Don’t you just love Vanity Fair? For those of you who missed Jessica Simpson gracing the covers of magazines in a positive way, she is the cover of Vanity Fair’s June issue, which is out on the stands now!
This portion of her interview talks about the early years in her career, the media-hype around her, her multi-million business, and her strong faith in our Lord. Enjoy!
On her earlier years competing with Britney and Christina: “When I got the letter (from the Mickey Mouse Club that Brit and Christina got into) that said I didn’t make it, I just remember that I was giving up and I thought that I was going to die,” Jessica tells Vanity Fair about her failed audition. “It’s funny to look at my journals and see all the fears I had to face. [They] all remembered me. I didn’t feel competitive. I was more intimidated.”
On her first album: “My album was different. I released a ballad first. I wasn’t dancing and doing that whole thing. I wanted to set myself apart. But I was always third runner-up.”
On her multi-million entrepreneurial venture: “The Jessica Simpson Collection is a $400 million business. My mom and I are creative directors. We have hundreds of people working, but nothing gets by us. It’s adorable and it’s affordable. What’s amazing right now, during this recession, is that, somehow, the business keeps growing.”
On the media and their ferocious swipes at her and her weight: “It comes with what I do,” Jessica said, “and I know that every day the media’s going to challenge me, is going to want to bring me down. But I feel like I’m at such a place that I own myself, and it’s authentic. I own that authentic part of myself, and none of those words are harsh enough to make me believe them.”

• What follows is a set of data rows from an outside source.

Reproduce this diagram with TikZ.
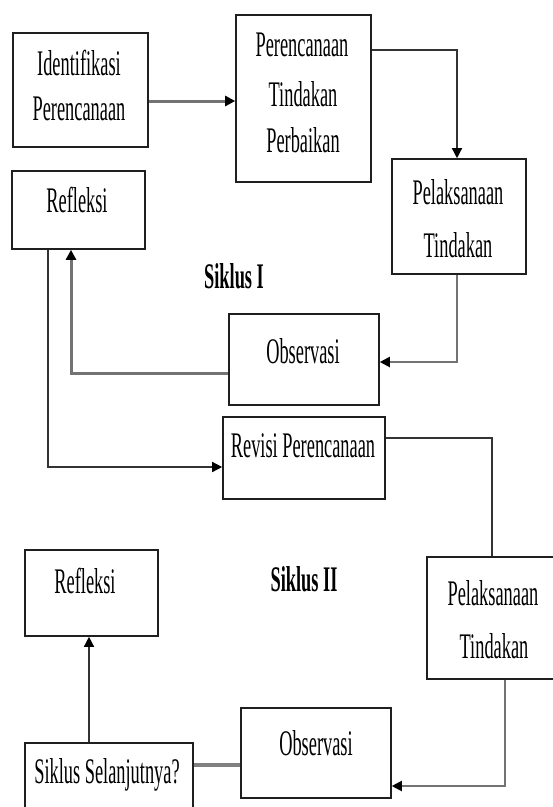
\documentclass[tikz,border=0pt]{standalone}
\usepackage{fontspec}
\setmainfont{Liberation Serif}[FakeStretch=0.51]
\usetikzlibrary{arrows.meta}
\tikzset{
  box/.style={draw=black!88, line width=1.6pt, rectangle, inner sep=0pt},
  txt/.style={anchor=base, inner sep=0pt, font=\fontsize{36}{42}\selectfont},
  ttl/.style={anchor=base, inner sep=0pt, font=\fontsize{36}{42}\selectfont\bfseries},
  tip/.style={-{Triangle[length=10pt,width=10pt,color=black]}},
  thinline/.style={draw=black!80, line width=1.4pt},
  grayline/.style={draw=black!55, line width=2pt},
  thickgray/.style={draw=black!55, line width=3pt},
  heavygray/.style={draw=black!50, line width=4pt},
}
\begin{document}
\begin{tikzpicture}[x=1pt,y=-1pt]
\useasboundingbox (0,0) rectangle (553,807);
% boxes
\node[box, minimum width=135pt, minimum height=114pt] (b1) at (80.5,90) {};
\node[box, minimum width=135pt, minimum height=167pt] (b2) at (303.5,98.5) {};
\node[box, minimum width=134pt, minimum height=115pt] (b3) at (459,216.5) {};
\node[box, minimum width=133pt, minimum height=78pt] (r1) at (78.5,210) {};
\node[box, minimum width=150pt, minimum height=91pt] (o1) at (304,359.5) {};
\node[box, minimum width=162pt, minimum height=82pt] (rev) at (304,458) {};
\node[box, minimum width=138pt, minimum height=122pt] (p2) at (496,618) {};
\node[box, minimum width=133pt, minimum height=86pt] (r2) at (91.5,593) {};
\node[box, minimum width=168pt, minimum height=77pt] (sel) at (109,781.5) {};
\node[box, minimum width=150pt, minimum height=90pt] (o2) at (316,753) {};
% texts
\node[txt] (t1a) at (79,75) {Identifikasi};
\node[txt] (t1b) at (79,120) {Perencanaan};
\node[txt] (t2a) at (302,56) {Perencanaan};
\node[txt] (t2b) at (303,106) {Tindakan};
\node[txt] (t2c) at (303,152) {Perbaikan};
\node[txt] (t3a) at (458,204) {Pelaksanaan};
\node[txt] (t3b) at (458,257) {Tindakan};
\node[txt] (tr1) at (77,212) {Refleksi};
\node[ttl] (s1) at (234,288) {Siklus I};
\node[txt] (to1) at (303,363) {Observasi};
\node[txt] (trev) at (303,457) {Revisi Perencanaan};
\node[ttl] (s2) at (304,591) {Siklus II};
\node[txt] (tp2a) at (493,605) {Pelaksanaan};
\node[txt] (tp2b) at (494,658) {Tindakan};
\node[txt] (tr2) at (85,593) {Refleksi};
\node[txt] (to2) at (316,755) {Observasi};
\node[txt] (tsel) at (107,783) {Siklus Selanjutnya?};
% connectors
\draw[thickgray, tip] (b1.east |- 0,101) -- (b2.west |- 0,101);
\draw[thinline, tip] (b2.east |- 0,50) -| (457,0 |- b3.north);
\draw[grayline, tip] (457,0 |- b3.south) |- (o1.east |- 0,362);
\draw[thickgray, tip] (o1.west |- 0,373) -| (71,0 |- r1.south);
\draw[thinline, tip] (48,0 |- r1.south) |- (rev.west |- 0,467);
\draw[thinline] (rev.east |- 0,438) -| (492,0 |- p2.north);
\draw[grayline, tip] (505,0 |- p2.south) |- (o2.east |- 0,786);
\draw[heavygray] (o2.west |- 0,765) -- (sel.east |- 0,765);
\draw[thinline, tip] (89,0 |- sel.north) -- (89,0 |- r2.south);
\end{tikzpicture}
\end{document}
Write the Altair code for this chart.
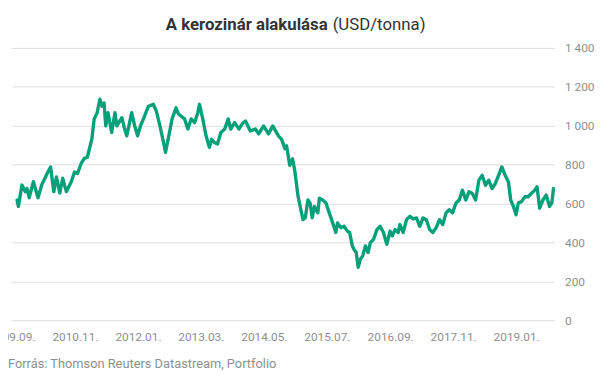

On her strong faith in God: “I’m spiritual. I live off the faith that has been instilled in me, that has never left. I’ve never let a stumbling block actually make me fall,” Jessica told the magazine. “We all go through trials, but not one thing has ever made me question God. I have a great relationship with God. I can talk to Him, get mad at Him, frustrated with Him. But, ultimately, my faith is what defines me.”